=== What is asked ===
Transcribe the whole listing below without changing a word, but leave out every image.

=== Data section ===
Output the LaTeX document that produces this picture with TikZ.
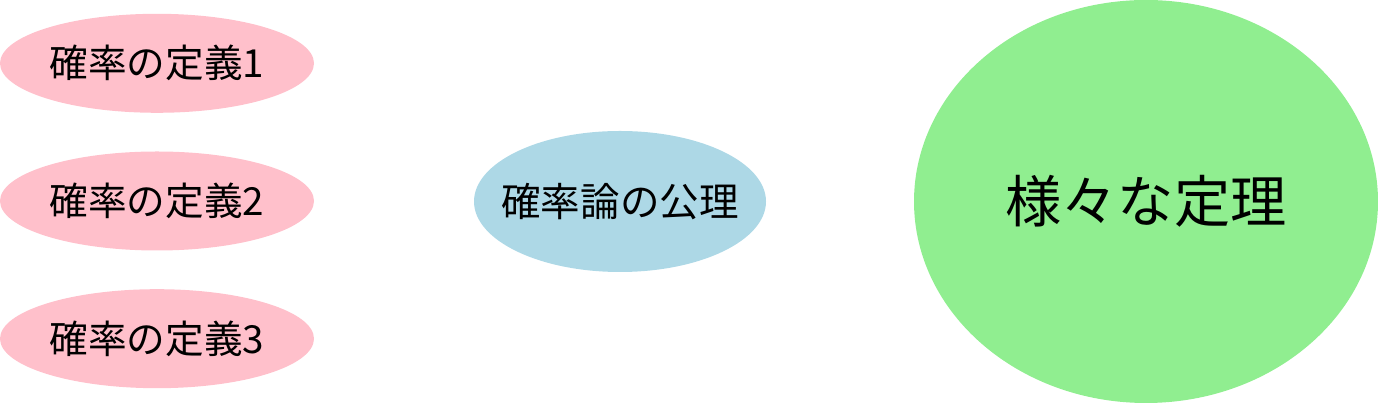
\documentclass[tikz,border=0pt]{standalone}
\usepackage{fontspec}
\setmainfont{Noto Sans CJK JP}
\usetikzlibrary{
  positioning,
  shapes.geometric,
}

\begin{document}
\begin{tikzpicture}[defn/.style={ellipse, fill={rgb,255:red,255;green,192;blue,203},
                                   minimum width=6.28cm, minimum height=1.98cm,
                                   inner sep=-0.2cm,
                                   font=\fontsize{22pt}{26pt}\selectfont},
                    axiom/.style={ellipse, fill={rgb,255:red,173;green,216;blue,230},
                                  minimum width=5.84cm, minimum height=2.82cm,
                                  inner sep=-0.4cm, font=\fontsize{22.5pt}{27pt}\selectfont},
                    thm/.style={ellipse, fill={rgb,255:red,144;green,238;blue,144},
                                minimum width=9.28cm, minimum height=8.06cm,
                                inner sep=0pt, font=\fontsize{32pt}{38pt}\selectfont}]
      \useasboundingbox (0,0) rectangle (27.56,8.06);
      \node [defn] (def2) at (3.14,4.04) {確率の定義2};
      \node [defn, above=0.76cm of def2] (def1) {確率の定義1};
      \node [defn, below=0.76cm of def2] (def3) {確率の定義3};
      \node [axiom] (axioms) at (12.4,4.03) {確率論の公理};
      \node [thm] (theorems) at (22.92,4.03) {様々な定理};
    \end{tikzpicture}
\end{document}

=== Correct result ===
Output the LaTeX document that produces this picture with TikZ.
\documentclass[tikz,border=0pt]{standalone}
\usepackage{fontspec}
\setmainfont{Noto Sans CJK JP}
\usetikzlibrary{
  positioning,
  shapes.geometric,
}

\begin{document}
\begin{tikzpicture}[defn/.style={ellipse, fill={rgb,255:red,255;green,192;blue,203},
                                   minimum width=6.28cm, minimum height=1.98cm,
                                   inner sep=-0.2cm,
                                   font=\fontsize{22pt}{26pt}\selectfont},
                    axiom/.style={ellipse, fill={rgb,255:red,173;green,216;blue,230},
                                  minimum width=5.84cm, minimum height=2.82cm,
                                  inner sep=-0.4cm, font=\fontsize{22.5pt}{27pt}\selectfont},
                    thm/.style={ellipse, fill={rgb,255:red,144;green,238;blue,144},
                                minimum width=9.28cm, minimum height=8.06cm,
                                inner sep=0pt, font=\fontsize{32pt}{38pt}\selectfont}]
      \useasboundingbox (0,0) rectangle (27.56,8.06);
      \node [defn] (def2) at (3.14,4.04) {確率の定義2};
      \node [defn, above=0.76cm of def2] (def1) {確率の定義1};
      \node [defn, below=0.76cm of def2] (def3) {確率の定義3};
      \node [axiom] (axioms) at (12.4,4.03) {確率論の公理};
      \node [thm] (theorems) at (22.92,4.03) {様々な定理};
    \end{tikzpicture}
\end{document}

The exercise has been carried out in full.